Todos, quando passam por momentos difíceis, segundo o palestrante, fortalecem as relações de confiança no time. “Isso é o que fazemos nos bombeiros. Não temos tempo, temos que construir isso rápido. Isso fazemos um dos cursos mais difíceis da carreira: curso de operações em desastres. São 60 dias, 50 bombeiros entram, mas apenas de 10 a 15 que permanecem”, diz.
O curso surgiu em 2012 e, como destaca Farah, ressaltando a presença feminina na plateia de cooperativistas, já na 8ª edição, destina 10% das vagas para mulheres. “Até hoje nenhuma mulher desistiu. Todas completaram. O que aprendemos, nesse curso, é preparo mental, resiliência diante das dificuldades, mais que preparo físico. O curso seleciona aquelas pessoas que, diante da dificuldade, têm capacidade de continuar. É como muito de vocês vivem, por exemplo, no agro”, destaca o escritor.
Recomendando que, mesmo diante de qualquer dificuldade, não haja desistência, Farah recomenda que o foco permaneça na missão, seja ela qual for. “Toda missão é importante.

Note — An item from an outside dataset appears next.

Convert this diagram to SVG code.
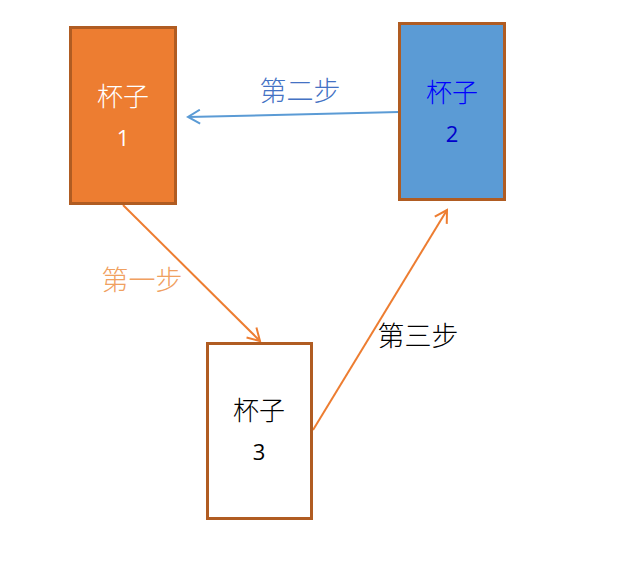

A pequena missão que cada dia você faz contribiu para para fazer a diferença no mundo. A gente constrói histórias todos os dias, com nossas pequenas ações. Por isso, não podemos desistir. Todas as missões podem salvar vidas: aquele crédito que você liberou e o sonho que ajudou a realizar, por exemplo”, afirma.
Todos os dias, segundo Farah, há oportunidade de “salvamento”, se cada um fizer o que deve ser feito. “O verdadeiro sentido do cooperativismo é isso: que cada um faça sua parte para que o todo ganhe. Muitas vezes nos desanimamos, mas precisamos entender que se cada um fizer sua parte, ouvir seu coração, ouvir a Deus, a gente cumpre qualquer missão”, conclui.
Biografia
Atualmente, Farah é escritor e palestrante, mas participou, pelo Corpo de Bombeiros, dos resgates após deslizamentos de terra em Petrópolis/RJ (2013) e rompimentos de barragens em Itabirito/MG (2014), Mariana/MG (2015) e Brumadinho/MG (2019), além disso realizou ajuda humanitária durante ciclones em Moçambique (2019), também no Haiti e na Turquia.
Ele é especialista em Gestão de Desastres no Brasil, Chile, Japão, pela Unesco, e em Redução de Riscos, pela ONU, também mestre em Engenharia Geotécnica e em Engenharia de Desastres.